Author Stone never shies from the gossip of patron skirmishes (the Henry Luces and the Dallas Grafs), politics, and internecine battles for credit starting from the get-go with Stone’s auspicious debut assignment for the ornamentation—inside and out—of Radio City Music Hall. But the author only goes there when it is germane to his central biographical enterprise.

Absent in this volume is any trace of the Mommie Dearest peekaboos and self-reflection as found in Alan Lapidus’s Everything by Design (St. Martin’s Press, 2007), about a famous but flawed father. Likewise there is nothing of a personal quest as so widely celebrated in the 2003 documentary My Architect: A Son’s Journey, by Nathaniel Kahn, about his search to understand his legendary if scoundrel-behaving dad, Louis.

The swiftly dispatched mention of a contemptuous relationship limited to the foreword and epilogue only serves to reinforce what Hicks Stone sees as an almost urgent need to record and persuasively celebrate a body of work now, when such a record is still possible. He sees it as his duty to be an insightful interpreter to the broader design community rather than to his father, which lends implicit poignancy to what is otherwise a fine, straightforward account. Indeed such urgency impelling Hicks leads to the biggest criticism, which is only one of format. Large, lush illustrations, both archival and new, along with blueprints and ephemera, make the underlying biographical text a bit unwieldy.
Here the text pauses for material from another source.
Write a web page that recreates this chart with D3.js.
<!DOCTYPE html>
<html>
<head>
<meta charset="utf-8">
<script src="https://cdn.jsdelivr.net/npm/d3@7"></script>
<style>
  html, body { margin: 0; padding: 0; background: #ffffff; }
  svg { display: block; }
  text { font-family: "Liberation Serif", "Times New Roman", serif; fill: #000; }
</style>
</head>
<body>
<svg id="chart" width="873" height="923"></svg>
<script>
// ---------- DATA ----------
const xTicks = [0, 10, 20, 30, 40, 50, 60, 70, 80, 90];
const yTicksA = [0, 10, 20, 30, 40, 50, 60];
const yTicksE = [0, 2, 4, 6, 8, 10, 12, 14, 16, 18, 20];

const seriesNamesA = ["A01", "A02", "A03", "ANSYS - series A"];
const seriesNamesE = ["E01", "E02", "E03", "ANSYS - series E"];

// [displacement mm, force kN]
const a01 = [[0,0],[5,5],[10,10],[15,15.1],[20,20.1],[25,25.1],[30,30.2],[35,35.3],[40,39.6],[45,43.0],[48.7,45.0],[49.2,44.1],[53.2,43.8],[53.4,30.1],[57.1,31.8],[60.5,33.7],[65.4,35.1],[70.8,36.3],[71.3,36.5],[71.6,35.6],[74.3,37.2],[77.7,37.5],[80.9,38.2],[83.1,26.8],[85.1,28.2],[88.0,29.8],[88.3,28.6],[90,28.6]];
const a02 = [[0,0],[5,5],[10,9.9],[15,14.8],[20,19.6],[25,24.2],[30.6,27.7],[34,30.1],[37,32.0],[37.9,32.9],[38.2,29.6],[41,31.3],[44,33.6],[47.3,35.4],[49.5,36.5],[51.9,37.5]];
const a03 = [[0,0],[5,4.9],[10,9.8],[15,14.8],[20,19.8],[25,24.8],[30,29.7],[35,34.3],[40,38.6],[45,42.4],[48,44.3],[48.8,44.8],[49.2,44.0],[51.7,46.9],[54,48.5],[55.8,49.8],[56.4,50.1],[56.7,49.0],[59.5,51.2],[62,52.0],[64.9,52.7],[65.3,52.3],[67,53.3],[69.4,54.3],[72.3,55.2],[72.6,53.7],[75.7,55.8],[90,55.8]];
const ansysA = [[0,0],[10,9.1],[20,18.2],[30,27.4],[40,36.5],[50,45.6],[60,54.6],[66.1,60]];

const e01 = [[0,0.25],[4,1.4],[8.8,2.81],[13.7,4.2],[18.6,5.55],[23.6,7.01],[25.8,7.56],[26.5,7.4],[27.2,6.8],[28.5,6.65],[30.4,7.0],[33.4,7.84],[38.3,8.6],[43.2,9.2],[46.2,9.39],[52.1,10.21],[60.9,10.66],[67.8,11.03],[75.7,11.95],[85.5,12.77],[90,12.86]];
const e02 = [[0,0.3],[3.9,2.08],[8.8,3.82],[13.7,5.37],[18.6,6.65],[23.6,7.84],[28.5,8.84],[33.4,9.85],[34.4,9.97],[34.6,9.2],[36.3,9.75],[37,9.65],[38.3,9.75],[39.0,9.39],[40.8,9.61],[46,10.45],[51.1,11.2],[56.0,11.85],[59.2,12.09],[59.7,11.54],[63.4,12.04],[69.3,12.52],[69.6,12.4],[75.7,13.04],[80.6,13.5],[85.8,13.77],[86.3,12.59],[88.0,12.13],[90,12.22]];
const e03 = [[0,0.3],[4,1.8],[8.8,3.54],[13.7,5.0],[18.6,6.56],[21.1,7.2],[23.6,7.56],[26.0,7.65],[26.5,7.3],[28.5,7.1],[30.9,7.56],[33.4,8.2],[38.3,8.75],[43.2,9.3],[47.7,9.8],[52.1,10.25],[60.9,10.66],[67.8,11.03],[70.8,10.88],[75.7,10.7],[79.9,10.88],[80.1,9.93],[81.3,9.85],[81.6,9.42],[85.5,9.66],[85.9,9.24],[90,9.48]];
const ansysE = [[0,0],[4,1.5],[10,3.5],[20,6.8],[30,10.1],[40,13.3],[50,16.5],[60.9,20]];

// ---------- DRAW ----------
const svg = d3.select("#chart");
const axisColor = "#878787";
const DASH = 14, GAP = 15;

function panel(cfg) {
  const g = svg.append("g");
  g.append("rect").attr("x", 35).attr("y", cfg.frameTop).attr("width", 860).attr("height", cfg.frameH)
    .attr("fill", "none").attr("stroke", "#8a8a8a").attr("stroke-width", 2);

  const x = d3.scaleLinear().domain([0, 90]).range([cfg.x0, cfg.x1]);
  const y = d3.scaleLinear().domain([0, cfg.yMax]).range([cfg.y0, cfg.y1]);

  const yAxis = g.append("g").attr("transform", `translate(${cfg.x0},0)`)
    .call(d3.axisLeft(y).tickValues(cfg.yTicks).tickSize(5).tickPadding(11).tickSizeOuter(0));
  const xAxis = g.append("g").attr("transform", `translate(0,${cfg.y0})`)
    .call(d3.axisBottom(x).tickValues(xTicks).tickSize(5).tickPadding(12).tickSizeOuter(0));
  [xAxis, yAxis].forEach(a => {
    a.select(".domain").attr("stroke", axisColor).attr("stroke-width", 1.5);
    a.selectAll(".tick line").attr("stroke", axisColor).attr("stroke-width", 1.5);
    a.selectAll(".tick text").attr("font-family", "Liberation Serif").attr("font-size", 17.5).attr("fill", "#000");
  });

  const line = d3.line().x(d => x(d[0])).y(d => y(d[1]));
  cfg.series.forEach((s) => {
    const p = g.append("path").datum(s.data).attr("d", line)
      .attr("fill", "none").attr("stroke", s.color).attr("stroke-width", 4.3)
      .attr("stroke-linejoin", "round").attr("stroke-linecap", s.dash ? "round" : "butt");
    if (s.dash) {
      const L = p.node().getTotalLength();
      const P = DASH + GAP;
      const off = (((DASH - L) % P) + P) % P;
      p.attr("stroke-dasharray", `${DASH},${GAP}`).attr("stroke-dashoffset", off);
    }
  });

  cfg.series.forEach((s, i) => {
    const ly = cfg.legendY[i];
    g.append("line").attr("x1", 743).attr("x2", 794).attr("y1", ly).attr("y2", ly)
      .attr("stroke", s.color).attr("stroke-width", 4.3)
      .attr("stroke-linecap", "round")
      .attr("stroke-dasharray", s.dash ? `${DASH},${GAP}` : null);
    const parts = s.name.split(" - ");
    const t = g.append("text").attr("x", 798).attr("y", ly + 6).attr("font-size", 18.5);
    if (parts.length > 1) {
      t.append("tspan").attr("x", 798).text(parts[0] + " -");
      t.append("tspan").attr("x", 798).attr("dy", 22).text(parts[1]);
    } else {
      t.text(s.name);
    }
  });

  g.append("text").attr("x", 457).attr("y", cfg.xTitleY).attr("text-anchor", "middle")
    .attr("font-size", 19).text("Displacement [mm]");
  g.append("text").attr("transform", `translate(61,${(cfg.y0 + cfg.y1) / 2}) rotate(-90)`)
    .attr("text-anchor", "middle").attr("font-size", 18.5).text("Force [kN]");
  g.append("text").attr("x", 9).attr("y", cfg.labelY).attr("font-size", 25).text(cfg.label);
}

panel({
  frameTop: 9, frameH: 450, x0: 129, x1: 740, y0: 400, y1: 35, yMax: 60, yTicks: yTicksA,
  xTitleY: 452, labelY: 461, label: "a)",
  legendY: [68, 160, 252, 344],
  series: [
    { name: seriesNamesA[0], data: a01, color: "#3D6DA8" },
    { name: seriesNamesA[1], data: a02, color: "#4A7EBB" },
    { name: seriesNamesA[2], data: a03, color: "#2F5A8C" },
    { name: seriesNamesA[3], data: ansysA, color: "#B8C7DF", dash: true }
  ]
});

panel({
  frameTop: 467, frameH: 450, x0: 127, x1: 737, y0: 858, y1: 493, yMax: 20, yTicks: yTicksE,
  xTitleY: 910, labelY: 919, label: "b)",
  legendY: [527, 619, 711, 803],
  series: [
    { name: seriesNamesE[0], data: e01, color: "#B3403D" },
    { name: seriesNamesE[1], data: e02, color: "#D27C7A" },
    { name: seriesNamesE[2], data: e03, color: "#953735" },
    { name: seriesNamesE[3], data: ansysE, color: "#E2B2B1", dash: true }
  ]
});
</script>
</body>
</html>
But finally it does not matter as there were many jobs to be done in filling this historical void. The author’s apparently suppressed emotions lend narrative force and encourage reconsideration of a recent past that contributed so much to the built environment we still inhabit. In sum, don’t let the grills of prior scholarship block your view. A bravely self-abnegating son bears witness and all gain from it.